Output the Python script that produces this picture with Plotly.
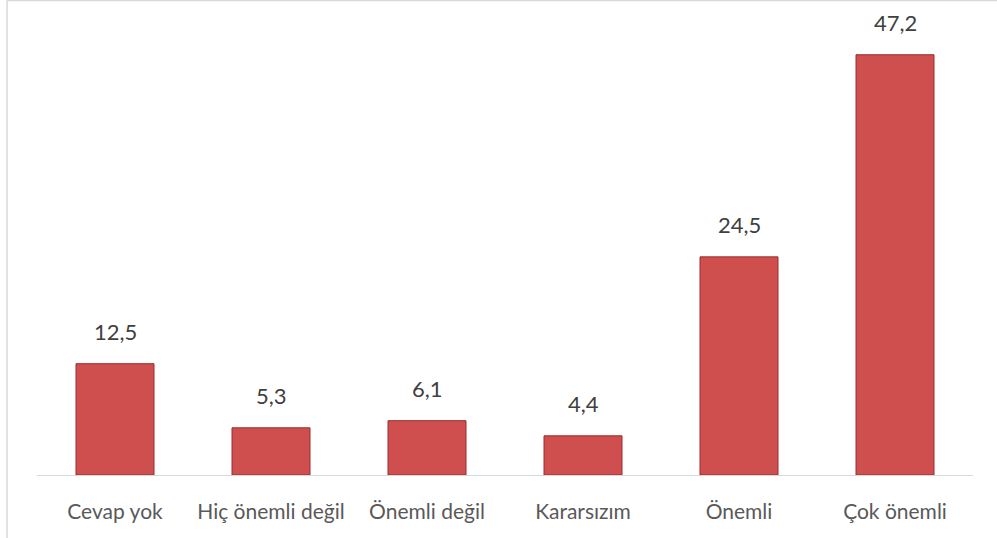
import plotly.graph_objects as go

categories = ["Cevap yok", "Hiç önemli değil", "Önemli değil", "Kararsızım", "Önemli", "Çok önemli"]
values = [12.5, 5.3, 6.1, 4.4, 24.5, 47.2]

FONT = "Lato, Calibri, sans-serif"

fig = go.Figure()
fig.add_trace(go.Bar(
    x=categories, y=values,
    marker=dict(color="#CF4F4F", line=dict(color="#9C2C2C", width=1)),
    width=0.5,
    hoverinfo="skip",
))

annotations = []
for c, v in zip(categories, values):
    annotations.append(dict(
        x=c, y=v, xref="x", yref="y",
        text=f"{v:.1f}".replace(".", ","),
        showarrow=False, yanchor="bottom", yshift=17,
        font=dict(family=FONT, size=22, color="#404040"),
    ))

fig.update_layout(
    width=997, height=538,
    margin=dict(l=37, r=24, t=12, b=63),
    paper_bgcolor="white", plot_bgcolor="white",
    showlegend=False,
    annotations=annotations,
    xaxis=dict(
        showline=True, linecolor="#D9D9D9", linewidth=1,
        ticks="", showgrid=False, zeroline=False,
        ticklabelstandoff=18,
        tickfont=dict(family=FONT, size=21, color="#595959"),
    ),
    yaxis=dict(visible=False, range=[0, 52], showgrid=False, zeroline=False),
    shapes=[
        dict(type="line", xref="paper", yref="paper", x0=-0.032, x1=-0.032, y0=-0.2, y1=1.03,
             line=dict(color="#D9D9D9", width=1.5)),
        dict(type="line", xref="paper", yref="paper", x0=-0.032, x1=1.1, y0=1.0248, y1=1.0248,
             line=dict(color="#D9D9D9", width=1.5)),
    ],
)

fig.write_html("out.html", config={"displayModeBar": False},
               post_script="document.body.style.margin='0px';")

************

■ **What the task requires**
Write out each line of the data exactly; the images should be left out.

■ **Answer in full**
Output the Python script that produces this picture with Plotly.
import plotly.graph_objects as go

categories = ["Cevap yok", "Hiç önemli değil", "Önemli değil", "Kararsızım", "Önemli", "Çok önemli"]
values = [12.5, 5.3, 6.1, 4.4, 24.5, 47.2]

FONT = "Lato, Calibri, sans-serif"

fig = go.Figure()
fig.add_trace(go.Bar(
    x=categories, y=values,
    marker=dict(color="#CF4F4F", line=dict(color="#9C2C2C", width=1)),
    width=0.5,
    hoverinfo="skip",
))

annotations = []
for c, v in zip(categories, values):
    annotations.append(dict(
        x=c, y=v, xref="x", yref="y",
        text=f"{v:.1f}".replace(".", ","),
        showarrow=False, yanchor="bottom", yshift=17,
        font=dict(family=FONT, size=22, color="#404040"),
    ))

fig.update_layout(
    width=997, height=538,
    margin=dict(l=37, r=24, t=12, b=63),
    paper_bgcolor="white", plot_bgcolor="white",
    showlegend=False,
    annotations=annotations,
    xaxis=dict(
        showline=True, linecolor="#D9D9D9", linewidth=1,
        ticks="", showgrid=False, zeroline=False,
        ticklabelstandoff=18,
        tickfont=dict(family=FONT, size=21, color="#595959"),
    ),
    yaxis=dict(visible=False, range=[0, 52], showgrid=False, zeroline=False),
    shapes=[
        dict(type="line", xref="paper", yref="paper", x0=-0.032, x1=-0.032, y0=-0.2, y1=1.03,
             line=dict(color="#D9D9D9", width=1.5)),
        dict(type="line", xref="paper", yref="paper", x0=-0.032, x1=1.1, y0=1.0248, y1=1.0248,
             line=dict(color="#D9D9D9", width=1.5)),
    ],
)

fig.write_html("out.html", config={"displayModeBar": False},
               post_script="document.body.style.margin='0px';")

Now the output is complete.